■ **PROBLEM**
Gather every line from the entries below that includes "React".

■ **RECORDS FOR THIS TASK**
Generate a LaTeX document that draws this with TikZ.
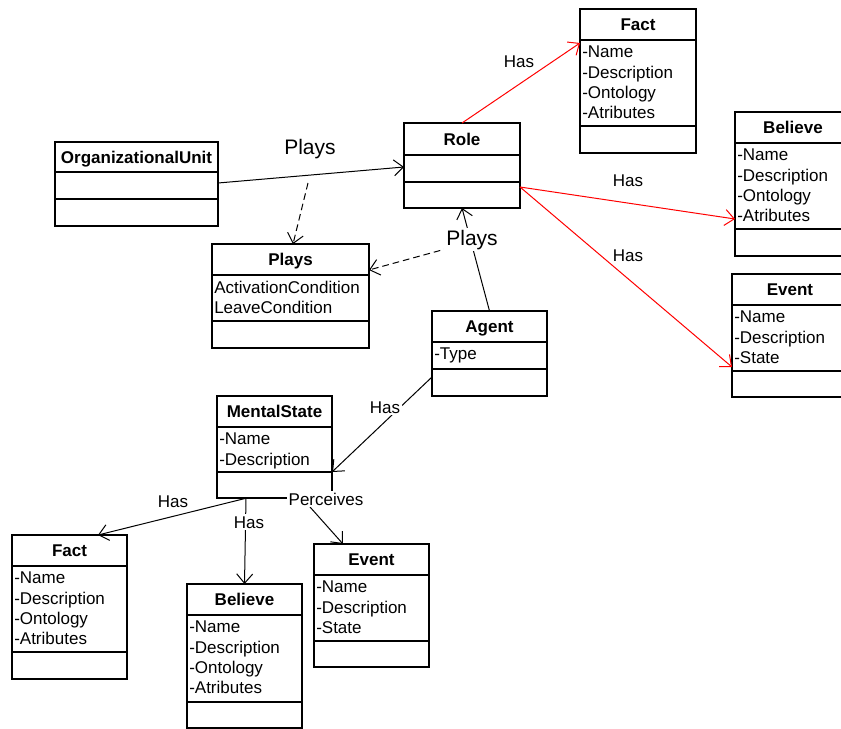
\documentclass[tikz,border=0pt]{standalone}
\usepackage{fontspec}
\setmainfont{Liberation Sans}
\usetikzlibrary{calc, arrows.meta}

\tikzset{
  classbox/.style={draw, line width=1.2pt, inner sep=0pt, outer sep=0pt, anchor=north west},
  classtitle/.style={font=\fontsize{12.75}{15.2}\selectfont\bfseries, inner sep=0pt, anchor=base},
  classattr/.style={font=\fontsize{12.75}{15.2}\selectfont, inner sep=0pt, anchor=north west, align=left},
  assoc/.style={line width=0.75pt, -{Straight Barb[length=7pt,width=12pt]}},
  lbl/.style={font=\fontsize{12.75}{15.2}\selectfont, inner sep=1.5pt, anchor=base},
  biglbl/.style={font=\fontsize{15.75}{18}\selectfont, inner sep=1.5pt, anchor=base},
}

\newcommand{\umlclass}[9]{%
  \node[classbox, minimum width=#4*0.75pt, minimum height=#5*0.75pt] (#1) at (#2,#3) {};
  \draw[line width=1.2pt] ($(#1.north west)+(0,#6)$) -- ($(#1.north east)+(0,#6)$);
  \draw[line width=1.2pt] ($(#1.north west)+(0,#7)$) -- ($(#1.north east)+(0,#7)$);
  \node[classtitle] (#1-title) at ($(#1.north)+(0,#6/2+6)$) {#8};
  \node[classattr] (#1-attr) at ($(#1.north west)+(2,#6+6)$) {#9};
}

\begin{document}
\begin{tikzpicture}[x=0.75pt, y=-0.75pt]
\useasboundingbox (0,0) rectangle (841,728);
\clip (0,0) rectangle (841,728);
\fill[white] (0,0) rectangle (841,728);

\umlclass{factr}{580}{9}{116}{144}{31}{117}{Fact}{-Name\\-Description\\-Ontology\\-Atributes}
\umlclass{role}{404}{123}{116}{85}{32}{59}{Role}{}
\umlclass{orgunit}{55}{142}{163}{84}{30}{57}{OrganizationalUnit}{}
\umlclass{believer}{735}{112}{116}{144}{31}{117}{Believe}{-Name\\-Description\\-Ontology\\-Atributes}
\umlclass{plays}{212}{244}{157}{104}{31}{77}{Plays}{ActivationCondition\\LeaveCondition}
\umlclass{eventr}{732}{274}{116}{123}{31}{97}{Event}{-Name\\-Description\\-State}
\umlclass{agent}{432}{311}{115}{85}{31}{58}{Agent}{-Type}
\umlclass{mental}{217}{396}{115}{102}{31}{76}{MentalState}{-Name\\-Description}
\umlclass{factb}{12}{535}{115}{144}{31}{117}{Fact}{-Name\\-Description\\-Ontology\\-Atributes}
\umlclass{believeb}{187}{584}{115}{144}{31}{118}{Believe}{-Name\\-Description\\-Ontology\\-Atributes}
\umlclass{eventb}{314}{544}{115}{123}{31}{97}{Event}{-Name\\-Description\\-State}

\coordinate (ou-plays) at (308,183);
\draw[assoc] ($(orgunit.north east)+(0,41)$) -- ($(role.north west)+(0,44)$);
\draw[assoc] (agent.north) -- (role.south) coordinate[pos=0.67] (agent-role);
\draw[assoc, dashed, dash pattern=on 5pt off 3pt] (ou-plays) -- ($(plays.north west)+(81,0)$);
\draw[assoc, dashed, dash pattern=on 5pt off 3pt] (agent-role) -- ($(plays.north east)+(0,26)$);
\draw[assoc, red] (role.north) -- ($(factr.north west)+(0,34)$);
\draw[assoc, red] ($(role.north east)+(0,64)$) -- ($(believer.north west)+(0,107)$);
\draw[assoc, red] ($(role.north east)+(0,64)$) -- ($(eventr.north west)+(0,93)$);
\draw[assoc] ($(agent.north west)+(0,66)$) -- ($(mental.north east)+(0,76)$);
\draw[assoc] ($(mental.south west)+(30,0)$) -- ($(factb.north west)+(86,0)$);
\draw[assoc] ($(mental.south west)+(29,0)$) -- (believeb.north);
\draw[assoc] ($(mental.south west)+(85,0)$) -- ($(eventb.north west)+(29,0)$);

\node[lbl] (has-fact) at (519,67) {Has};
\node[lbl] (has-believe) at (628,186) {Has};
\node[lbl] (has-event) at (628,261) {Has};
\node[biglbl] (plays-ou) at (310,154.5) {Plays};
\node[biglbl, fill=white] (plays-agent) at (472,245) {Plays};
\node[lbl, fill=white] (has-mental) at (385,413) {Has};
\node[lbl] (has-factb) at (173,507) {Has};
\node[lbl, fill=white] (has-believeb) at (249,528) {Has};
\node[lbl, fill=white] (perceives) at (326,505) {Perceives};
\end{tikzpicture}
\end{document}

* * *

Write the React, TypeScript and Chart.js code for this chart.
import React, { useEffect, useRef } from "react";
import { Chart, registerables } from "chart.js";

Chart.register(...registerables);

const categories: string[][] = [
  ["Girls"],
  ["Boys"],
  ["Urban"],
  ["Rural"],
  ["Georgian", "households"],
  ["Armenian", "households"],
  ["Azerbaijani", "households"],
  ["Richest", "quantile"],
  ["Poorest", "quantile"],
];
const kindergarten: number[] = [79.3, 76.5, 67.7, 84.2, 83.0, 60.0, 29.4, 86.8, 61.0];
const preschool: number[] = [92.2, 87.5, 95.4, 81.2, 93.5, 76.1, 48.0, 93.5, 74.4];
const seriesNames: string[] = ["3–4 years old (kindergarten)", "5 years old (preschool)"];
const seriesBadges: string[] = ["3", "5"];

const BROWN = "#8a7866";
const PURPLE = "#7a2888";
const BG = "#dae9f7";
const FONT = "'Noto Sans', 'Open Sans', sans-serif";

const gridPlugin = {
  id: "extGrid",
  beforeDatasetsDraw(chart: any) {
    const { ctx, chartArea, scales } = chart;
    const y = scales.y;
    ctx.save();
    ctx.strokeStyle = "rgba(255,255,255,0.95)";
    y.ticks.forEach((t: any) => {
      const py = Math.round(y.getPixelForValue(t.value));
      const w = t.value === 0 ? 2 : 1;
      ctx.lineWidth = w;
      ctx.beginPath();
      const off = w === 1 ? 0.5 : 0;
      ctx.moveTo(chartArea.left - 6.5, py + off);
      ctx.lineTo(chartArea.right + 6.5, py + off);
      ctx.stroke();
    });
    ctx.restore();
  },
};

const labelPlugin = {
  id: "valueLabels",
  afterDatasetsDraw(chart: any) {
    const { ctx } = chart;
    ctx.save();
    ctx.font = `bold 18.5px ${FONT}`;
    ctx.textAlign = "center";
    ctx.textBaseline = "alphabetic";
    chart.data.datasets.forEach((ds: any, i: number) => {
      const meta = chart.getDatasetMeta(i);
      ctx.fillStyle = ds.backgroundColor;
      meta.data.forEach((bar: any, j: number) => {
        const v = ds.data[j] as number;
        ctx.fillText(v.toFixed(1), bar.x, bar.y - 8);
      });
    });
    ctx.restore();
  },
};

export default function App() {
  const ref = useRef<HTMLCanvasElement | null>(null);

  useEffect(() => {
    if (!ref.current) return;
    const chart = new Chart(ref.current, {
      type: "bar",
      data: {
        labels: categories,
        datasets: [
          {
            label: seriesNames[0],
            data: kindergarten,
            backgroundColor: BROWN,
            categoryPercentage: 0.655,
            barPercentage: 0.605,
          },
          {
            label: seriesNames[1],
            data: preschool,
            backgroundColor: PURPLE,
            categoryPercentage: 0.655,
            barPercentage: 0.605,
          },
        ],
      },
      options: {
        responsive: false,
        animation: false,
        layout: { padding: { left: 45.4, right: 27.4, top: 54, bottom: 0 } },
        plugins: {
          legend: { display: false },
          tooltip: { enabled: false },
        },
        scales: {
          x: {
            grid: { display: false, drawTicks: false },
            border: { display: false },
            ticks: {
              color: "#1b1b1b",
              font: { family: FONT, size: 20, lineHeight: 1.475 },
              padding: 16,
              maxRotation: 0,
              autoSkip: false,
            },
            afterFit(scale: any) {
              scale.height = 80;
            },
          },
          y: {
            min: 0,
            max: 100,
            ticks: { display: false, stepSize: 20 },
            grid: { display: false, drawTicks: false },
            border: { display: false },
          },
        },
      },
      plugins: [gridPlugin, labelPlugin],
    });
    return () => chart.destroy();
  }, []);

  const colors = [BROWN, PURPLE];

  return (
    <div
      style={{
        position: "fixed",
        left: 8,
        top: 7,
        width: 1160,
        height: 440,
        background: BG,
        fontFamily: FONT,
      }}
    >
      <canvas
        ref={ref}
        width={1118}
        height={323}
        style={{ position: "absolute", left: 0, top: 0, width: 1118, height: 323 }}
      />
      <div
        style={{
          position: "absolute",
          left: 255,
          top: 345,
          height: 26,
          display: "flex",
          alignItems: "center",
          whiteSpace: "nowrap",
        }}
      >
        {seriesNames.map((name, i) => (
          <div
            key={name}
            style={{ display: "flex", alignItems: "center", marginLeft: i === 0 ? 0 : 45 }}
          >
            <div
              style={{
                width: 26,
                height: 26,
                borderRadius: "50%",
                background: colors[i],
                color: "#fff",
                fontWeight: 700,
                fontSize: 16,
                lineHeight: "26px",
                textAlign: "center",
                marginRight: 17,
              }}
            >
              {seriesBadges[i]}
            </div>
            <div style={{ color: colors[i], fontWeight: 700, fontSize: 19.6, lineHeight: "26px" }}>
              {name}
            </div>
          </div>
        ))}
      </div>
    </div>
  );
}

---

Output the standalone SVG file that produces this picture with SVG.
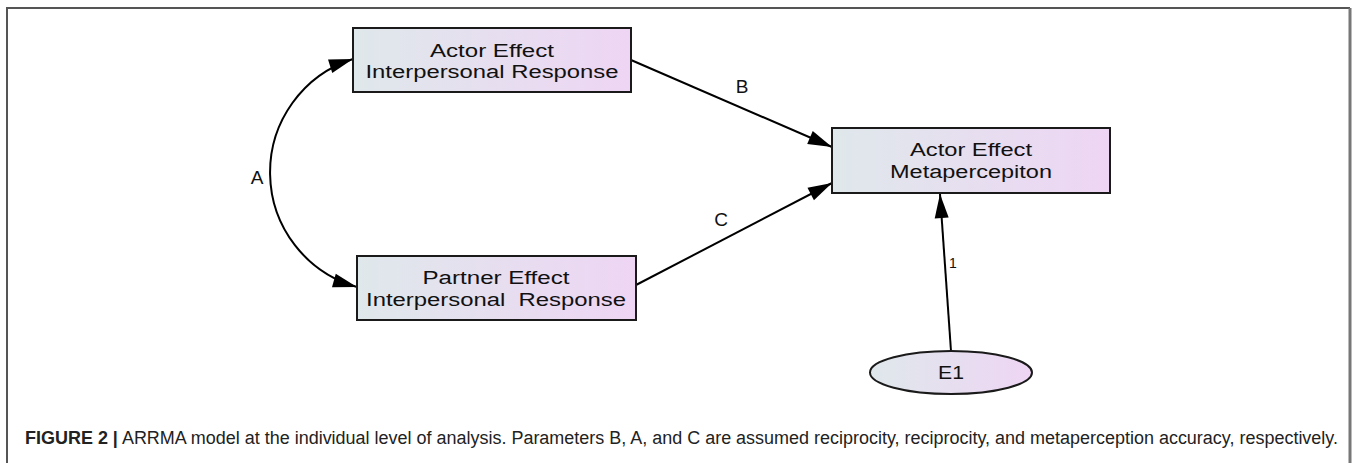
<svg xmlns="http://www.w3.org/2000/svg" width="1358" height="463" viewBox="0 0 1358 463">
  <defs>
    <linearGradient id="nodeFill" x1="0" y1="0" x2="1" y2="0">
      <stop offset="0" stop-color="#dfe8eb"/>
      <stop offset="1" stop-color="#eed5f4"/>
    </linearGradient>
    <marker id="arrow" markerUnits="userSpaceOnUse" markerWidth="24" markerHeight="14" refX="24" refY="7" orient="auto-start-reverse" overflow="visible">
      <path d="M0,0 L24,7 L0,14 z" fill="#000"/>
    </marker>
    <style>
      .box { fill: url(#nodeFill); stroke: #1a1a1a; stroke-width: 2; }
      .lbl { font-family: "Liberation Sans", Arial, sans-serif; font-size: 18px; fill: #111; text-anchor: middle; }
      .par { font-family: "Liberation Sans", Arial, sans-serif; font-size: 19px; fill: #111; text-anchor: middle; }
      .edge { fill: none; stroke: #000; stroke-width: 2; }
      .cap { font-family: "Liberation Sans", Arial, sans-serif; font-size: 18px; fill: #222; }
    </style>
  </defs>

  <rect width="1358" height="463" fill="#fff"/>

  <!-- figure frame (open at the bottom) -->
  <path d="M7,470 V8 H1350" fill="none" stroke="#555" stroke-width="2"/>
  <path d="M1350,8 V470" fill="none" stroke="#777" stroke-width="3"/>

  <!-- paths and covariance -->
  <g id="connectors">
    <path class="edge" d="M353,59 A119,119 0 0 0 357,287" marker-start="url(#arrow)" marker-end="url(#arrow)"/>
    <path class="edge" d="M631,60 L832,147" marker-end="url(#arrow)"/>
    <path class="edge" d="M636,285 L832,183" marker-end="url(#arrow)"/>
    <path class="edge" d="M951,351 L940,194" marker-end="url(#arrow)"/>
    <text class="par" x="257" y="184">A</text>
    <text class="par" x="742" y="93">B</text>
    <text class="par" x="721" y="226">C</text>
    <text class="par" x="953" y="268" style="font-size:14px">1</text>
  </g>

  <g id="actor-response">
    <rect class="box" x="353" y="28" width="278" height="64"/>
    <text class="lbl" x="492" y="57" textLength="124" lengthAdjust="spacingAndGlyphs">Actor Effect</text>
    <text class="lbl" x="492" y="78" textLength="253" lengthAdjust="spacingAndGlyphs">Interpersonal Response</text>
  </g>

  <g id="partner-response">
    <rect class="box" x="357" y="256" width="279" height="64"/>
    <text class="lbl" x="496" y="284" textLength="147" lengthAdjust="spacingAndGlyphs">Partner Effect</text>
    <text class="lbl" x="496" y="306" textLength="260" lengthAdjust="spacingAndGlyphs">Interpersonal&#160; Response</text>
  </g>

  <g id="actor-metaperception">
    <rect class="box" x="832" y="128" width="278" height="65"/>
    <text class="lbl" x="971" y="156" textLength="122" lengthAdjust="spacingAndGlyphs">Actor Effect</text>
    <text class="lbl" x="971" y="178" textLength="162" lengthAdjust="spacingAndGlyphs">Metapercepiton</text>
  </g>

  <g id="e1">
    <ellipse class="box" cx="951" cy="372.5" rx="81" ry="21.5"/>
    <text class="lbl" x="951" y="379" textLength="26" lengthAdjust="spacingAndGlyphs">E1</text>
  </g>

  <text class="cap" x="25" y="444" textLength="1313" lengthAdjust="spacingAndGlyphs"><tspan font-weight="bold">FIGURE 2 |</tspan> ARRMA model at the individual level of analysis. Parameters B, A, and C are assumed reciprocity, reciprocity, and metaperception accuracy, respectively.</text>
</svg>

■ **PROBLEM SOLUTION**
Write the React, TypeScript and Chart.js code for this chart.
import React, { useEffect, useRef } from "react";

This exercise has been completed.